> [Objective]: Repeat word for word the opening stretch of the entries, from the first line through the line containing "from matplotlib.lines import Line2D".

> [Exercise material]:
>>>>>
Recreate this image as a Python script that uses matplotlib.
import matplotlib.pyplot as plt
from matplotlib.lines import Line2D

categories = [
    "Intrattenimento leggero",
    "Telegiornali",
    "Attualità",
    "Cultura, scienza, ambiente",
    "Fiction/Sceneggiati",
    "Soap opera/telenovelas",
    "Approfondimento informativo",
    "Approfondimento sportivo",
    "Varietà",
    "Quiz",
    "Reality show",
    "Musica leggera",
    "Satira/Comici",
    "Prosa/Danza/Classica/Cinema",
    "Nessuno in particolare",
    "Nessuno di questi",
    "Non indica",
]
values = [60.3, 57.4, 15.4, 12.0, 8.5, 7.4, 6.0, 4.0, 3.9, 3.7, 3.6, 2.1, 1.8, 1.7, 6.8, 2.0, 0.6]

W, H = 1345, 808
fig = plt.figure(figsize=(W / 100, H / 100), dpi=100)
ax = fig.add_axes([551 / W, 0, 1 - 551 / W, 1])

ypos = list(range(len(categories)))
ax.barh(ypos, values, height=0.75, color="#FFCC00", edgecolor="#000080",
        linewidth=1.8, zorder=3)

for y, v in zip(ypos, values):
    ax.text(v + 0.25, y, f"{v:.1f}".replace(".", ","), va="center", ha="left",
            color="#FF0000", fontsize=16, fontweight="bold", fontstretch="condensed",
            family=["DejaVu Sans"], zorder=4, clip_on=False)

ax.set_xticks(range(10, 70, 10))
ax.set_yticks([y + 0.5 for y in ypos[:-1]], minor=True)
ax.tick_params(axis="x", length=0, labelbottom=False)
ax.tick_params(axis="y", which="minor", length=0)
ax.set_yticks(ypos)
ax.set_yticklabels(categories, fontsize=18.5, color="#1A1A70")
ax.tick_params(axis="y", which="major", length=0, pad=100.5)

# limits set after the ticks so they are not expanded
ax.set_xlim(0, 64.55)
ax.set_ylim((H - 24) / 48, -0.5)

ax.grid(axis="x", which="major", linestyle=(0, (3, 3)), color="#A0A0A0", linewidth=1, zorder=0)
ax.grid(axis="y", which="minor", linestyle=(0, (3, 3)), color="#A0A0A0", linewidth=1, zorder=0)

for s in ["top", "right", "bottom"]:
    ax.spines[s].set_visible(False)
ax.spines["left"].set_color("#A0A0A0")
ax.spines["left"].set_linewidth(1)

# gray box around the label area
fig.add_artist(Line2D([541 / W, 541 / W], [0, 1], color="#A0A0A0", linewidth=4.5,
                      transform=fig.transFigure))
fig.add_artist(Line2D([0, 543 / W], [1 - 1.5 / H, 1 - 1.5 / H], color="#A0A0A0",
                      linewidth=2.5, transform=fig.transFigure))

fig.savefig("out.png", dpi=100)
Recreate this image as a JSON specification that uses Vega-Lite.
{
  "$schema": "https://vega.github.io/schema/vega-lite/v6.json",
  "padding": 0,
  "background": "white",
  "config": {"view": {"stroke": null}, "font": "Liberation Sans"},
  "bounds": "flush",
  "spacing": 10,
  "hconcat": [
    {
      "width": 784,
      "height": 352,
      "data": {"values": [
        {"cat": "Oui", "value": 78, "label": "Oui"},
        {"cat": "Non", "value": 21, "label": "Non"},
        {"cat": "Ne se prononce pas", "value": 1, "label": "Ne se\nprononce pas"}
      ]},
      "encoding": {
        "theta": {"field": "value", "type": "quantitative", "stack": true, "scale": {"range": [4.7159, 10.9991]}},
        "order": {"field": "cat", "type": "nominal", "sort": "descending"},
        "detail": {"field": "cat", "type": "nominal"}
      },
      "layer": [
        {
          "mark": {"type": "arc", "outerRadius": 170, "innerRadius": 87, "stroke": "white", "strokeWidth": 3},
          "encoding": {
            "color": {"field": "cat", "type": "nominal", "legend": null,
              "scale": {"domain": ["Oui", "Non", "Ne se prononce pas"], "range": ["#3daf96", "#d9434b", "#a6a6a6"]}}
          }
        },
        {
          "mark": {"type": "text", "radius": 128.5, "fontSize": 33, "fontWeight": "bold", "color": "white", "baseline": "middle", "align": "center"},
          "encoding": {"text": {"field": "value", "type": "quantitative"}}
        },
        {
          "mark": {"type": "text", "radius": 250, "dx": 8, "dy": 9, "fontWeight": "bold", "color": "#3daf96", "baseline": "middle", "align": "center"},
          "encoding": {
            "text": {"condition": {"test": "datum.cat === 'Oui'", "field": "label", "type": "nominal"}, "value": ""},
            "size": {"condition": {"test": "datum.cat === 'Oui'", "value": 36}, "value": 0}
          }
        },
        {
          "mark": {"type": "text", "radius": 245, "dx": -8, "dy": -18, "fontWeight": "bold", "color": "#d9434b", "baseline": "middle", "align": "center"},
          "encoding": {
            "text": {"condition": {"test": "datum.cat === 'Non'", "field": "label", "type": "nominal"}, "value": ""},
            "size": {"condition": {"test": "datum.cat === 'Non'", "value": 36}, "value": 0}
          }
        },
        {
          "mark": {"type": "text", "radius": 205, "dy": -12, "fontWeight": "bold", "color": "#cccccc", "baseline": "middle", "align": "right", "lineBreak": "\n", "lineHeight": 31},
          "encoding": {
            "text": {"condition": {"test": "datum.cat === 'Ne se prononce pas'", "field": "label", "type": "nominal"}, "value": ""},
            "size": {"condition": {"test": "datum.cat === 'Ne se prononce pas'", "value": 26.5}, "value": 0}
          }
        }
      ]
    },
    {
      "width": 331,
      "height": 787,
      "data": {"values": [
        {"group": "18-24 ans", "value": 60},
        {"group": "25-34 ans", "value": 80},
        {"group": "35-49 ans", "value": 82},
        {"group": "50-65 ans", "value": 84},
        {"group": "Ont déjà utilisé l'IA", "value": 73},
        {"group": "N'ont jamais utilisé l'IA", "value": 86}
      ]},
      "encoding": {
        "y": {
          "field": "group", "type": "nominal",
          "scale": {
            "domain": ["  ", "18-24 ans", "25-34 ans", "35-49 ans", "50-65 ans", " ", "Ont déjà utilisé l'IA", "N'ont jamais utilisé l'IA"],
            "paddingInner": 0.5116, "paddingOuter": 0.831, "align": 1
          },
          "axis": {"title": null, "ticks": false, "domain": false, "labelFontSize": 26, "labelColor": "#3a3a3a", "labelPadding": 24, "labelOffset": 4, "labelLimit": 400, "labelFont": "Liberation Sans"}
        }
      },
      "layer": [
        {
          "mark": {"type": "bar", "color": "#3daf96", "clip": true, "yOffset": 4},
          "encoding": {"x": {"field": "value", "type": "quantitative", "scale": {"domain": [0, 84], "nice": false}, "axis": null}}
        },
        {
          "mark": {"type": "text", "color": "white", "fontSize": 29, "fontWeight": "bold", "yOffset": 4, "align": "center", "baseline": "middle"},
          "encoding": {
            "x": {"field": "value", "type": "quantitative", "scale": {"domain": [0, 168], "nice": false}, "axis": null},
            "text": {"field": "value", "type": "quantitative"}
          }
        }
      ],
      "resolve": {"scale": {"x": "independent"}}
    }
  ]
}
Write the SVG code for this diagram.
<<<<<
> [Complete output]:
Recreate this image as a Python script that uses matplotlib.
import matplotlib.pyplot as plt
from matplotlib.lines import Line2D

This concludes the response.